To be fair, the CBC, like the BBC in England, gets a heavy dose of taxpayer funding. And though the CBC’s executives are still expected not to lose gallons of money, the stakes in Canada are a tad lesser than for an all-private NBC trying to recoup nearly $1.3 billion spent on rights to the Rio Games.
It’s easier for Canada’s network to have live coverage, a focus on athletes from all nations and often superior journalism that goes beyond family schmaltz when there’s a taxpayer safety net covering any viewership shortfall. Not so for NBC, where getting it right and maximizing ad dollars might mean the difference between network executives keeping or losing their jobs.
That said, early low ratings for NBC — down 8.6 percent from 2012 in London the first five days of competition — suggest the network might have overestimated viewer tolerance for pre-packaged coverage. After all, plenty has changed technology-wise since NBC first deployed its strategy at the 1992 Olympics in Barcelona.
Michael Rapkoch, a sports-valuation consultant, says the notion everybody wants to watch the Olympics in prime time no longer holds up, considering how people now use smartphones to access results and stream video in real time.
“I don’t believe there is a prime time anymore,” Rapkoch said. “People will watch whenever and wherever if Michael Phelps is swimming. They’re going to find a way to watch it. Because really, it’s what? A minute or two long? You’re going to find a way. I’ve got the app on my phone, and I’ve been watching on my phone.”
Rapkoch says the anticipation of not knowing who will win a sports event compels viewers to watch. That gets lost, he added, when fans know the results much earlier in the day via text alerts or 24/7 cable-sports networks announcing winners as quickly as possible.
“So, I think that (prime time) thought is a little dated,” he said. “It doesn’t match today’s technology.”

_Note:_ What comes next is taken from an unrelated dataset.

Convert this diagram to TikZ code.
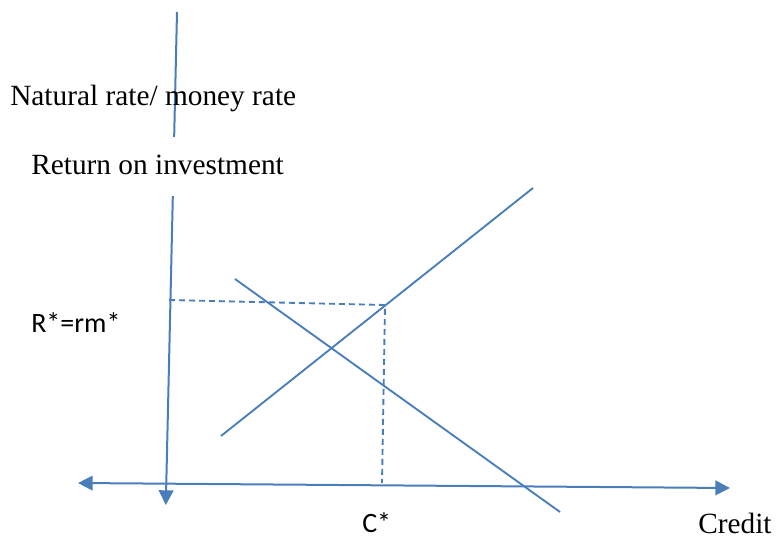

Indeed, even viewers managing not to hear race results before tuning in NBC’s coverage probably already suspect what the outcomes will be. Most have figured out that if NBC shows a pre-recorded race in its coveted prime time slot, it’s usually the American who wins.
There’s probably a happy medium someplace. One that can see NBC still make a tidy profit while not turning live sports into scripted reality TV.
After all, even the best TV shows must keep up with the times, or viewers tune out. And NBC’s early returns and accompanying low ratings thus far suggest an Olympic formula that’s worked very well in the past might finally have run its course.